The following plan for a durable structure, is suggested for your consideration, as a better and cheaper road, than the common modes: The sills to be 4 by 12 inches, well bedded; the top surface four inches below the grade of the road; on the sills are spiked cross-ties of red cedar, three inches thick, of any width not less than 4 inches, and two feet from centre to centre. Between the cross-ties are red cedar blocks, 3 by 6 inches, and one foot long, leaving spaces between the ties and blocks, not exceeding 8 inches. Upon the blocks and ties, and under the rail plates, is a locust ribbon, one inch thick and three inches wide, to raise the iron rail, and clear the flanges of the wheels from the ties. Upon the locust ribbon is placed the rail plate, one inch thick, 21/4 inches wide on the bottom, and two inches wide on the top. The spikes to pass through the iron plate, the locust ribbon and the ties, into the sills, confining the whole together.

The locust and cedar being durable beyond any experience, may be considered, practically, as permanent as the iron.
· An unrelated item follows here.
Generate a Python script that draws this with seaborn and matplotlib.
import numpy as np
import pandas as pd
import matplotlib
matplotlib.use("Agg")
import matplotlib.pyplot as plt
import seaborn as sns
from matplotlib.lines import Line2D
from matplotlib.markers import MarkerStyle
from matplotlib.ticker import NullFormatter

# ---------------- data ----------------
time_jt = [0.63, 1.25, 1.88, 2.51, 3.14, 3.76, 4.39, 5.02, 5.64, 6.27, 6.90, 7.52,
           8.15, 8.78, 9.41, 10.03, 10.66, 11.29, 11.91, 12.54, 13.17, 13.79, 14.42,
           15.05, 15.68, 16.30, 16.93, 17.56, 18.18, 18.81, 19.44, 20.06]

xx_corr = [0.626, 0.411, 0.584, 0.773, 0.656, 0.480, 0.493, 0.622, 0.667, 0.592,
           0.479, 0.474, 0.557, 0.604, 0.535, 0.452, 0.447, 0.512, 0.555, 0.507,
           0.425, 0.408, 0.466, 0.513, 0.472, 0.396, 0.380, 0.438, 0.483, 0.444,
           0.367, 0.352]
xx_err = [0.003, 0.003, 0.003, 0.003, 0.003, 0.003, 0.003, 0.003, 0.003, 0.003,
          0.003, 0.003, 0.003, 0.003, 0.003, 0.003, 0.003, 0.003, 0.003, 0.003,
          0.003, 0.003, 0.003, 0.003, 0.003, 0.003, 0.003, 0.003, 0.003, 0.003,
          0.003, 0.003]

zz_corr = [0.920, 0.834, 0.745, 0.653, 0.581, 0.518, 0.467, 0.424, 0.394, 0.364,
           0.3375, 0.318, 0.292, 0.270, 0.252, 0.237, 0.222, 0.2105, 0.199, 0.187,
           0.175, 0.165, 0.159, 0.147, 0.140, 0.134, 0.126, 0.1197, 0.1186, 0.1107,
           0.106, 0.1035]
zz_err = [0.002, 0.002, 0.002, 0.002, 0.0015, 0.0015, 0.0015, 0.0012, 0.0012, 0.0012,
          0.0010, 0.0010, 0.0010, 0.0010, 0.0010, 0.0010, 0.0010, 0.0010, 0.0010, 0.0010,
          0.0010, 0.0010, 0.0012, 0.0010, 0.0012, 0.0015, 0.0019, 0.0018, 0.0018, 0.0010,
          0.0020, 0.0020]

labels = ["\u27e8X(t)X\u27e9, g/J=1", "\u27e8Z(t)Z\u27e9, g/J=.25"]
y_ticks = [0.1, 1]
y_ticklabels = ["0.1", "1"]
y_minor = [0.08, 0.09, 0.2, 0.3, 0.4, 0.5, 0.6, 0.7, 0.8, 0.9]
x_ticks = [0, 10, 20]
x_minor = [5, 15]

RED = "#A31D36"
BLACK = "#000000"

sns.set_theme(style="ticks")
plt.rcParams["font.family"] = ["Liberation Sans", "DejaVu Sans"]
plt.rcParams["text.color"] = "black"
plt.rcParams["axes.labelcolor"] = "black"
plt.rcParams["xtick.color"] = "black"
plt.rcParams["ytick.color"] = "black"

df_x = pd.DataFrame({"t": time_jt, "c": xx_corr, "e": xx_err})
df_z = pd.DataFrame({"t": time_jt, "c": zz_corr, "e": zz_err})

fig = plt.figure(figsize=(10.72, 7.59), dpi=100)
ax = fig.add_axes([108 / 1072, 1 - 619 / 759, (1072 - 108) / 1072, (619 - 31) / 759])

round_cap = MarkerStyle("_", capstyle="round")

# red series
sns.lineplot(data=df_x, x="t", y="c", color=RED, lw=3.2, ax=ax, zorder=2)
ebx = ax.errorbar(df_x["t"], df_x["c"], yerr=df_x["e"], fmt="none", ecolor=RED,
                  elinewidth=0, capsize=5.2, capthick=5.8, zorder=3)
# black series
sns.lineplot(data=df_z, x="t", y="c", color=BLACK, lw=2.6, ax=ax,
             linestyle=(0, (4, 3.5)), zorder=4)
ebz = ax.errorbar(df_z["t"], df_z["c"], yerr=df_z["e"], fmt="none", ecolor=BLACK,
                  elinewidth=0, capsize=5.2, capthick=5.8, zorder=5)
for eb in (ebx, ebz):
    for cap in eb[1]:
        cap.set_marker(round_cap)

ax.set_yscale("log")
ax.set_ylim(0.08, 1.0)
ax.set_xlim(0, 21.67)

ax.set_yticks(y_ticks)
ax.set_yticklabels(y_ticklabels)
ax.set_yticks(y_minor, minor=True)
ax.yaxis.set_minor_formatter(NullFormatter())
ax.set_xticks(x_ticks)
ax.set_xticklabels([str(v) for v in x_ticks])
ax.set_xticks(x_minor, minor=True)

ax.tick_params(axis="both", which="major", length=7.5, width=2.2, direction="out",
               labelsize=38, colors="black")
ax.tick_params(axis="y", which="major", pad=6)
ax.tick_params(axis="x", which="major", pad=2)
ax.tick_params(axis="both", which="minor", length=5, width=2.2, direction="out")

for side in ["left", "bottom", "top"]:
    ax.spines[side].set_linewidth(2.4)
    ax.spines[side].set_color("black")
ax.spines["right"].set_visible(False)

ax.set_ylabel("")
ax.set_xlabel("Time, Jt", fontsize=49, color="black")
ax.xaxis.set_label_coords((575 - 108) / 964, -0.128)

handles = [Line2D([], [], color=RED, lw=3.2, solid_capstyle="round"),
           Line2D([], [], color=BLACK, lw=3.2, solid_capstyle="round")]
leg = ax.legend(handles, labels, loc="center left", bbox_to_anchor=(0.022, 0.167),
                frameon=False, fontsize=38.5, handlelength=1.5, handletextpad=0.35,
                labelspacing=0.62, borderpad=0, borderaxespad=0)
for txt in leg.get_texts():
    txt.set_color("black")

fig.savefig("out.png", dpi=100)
The sills may be of any timber of the country; being bedded in the earth, and remaining moist and free from the action of the atmosphere they will last for a great length of time. The bearing between the ties and blocks being so small, the plate and ribbon will be abundantly strong for any weight that can at any time be brought upon them. Their spikes being one foot from centre to centre, and passing into the ties and sills, would have an equal or greater hold to keep the rail in its place, than in the common wooden rails. It is believed that the increased size of the rail plate will be materially important in giving stability to the road, and will be more than sufficient to compensate for the large wooden rails, in keeping the road firm and in place.

The fare rates set by the charter provide some insight into prices of the day. The passenger fare per mile for one person and ordinary baggage was restricted to three cents. The company lobbied the legislature of 1837 to secure an increase to a maximum of four cents. Among the incentives for this move was the difficulty of attracting sufficient capital with the three cent limitation, other railroads having been granted better terms.

By 1848, the company had spent more than $2,655,000 on construction. The engineering estimate had been less than $1,450,000. However, the revenue realized by the railroad considerably exceeded the engineer's estimates.

Although the line had been planned to have double tracks, only one was ever built. As done on other early roads, strap rail construction was utilized. While this secured significant capital economies, it inevitably incurred greater operational risks, including the notorious "snakehead", in which the metal strap upon which the rolling stock rode would come loose from its wood support and be projected up through the car floor by the first wheel to snag the strap's end. There was, prior to 1848, no legal obligation to report accidents; company records show only a single snakehead incident, occurring in June 1848.

The line was opened in sections: from Rochester to Canandaigua on 19 September 1840; to Seneca Falls on 9 June 1841; to Cayuga on 18 September 1841; and to the terminus in Auburn on 4 November 1841. The average train speed was 14 miles an hour; this was attributed to the use of strap rails.

The wages paid were fixed by the Board of Directors. Typical values, in 1842, were:

 Engineer and superintendent $3,000.00 (per annum)
 Receiver of tickets (at Rochester) 50.00 (per month)
 Receiver of tickets (at Auburn) 25.00 (per month)
 Conductor 50.00 (per month)
 general clerk 50.00 (per month)
 Freight agent 40.00 (per month)
 Baggage handler 25.00 (per month)
 Locomotive engineer 2.00 (per day)

One decision by the railroads in Rochester left passengers cold. The Tonawanda's ticket office was located in the United States Hotel on Main Street West, at the Erie Canal. The Auburn and Rochester built its terminal several blocks away. Because of pressure from local hotels, the only connection between the two railroads was a hack trip, not an entirely pleasant experience for weary travelers, particularly in winter. Not until the state legislature intervened was this resolved; the Tonawanda blinked first and extended its line to the Auburn terminal, abandoning its old station on Buffalo Street. The Auburn and Rochester station was on Mill Street, near State Street. The track into the station ran on what is today Central Avenue, having crossed East Avenue where today the Can of Worms stands.

The trip from Auburn to Rochester was seventy-six miles. If the train was on time, that took three hours and forty minutes.

==Demise==
On 1 August 1850, the Auburn and Rochester Railroad merged with the Auburn and Syracuse Railroad to form the Rochester and Syracuse Railroad. In turn, this merged with the Direct Railway between Syracuse and Rochester five days later and was consolidated into the New York Central Railroad in 1853. The route is operated today by Finger Lakes Railway from Auburn to Victor with the section from Victor to Rochester abandoned with parts converted to a trail. In 1992, a Cobblestone Railroad Pumphouse constructed about 1845 and located at the hamlet of Fishers in Ontario County, New York was listed on the National Register of Historic Places.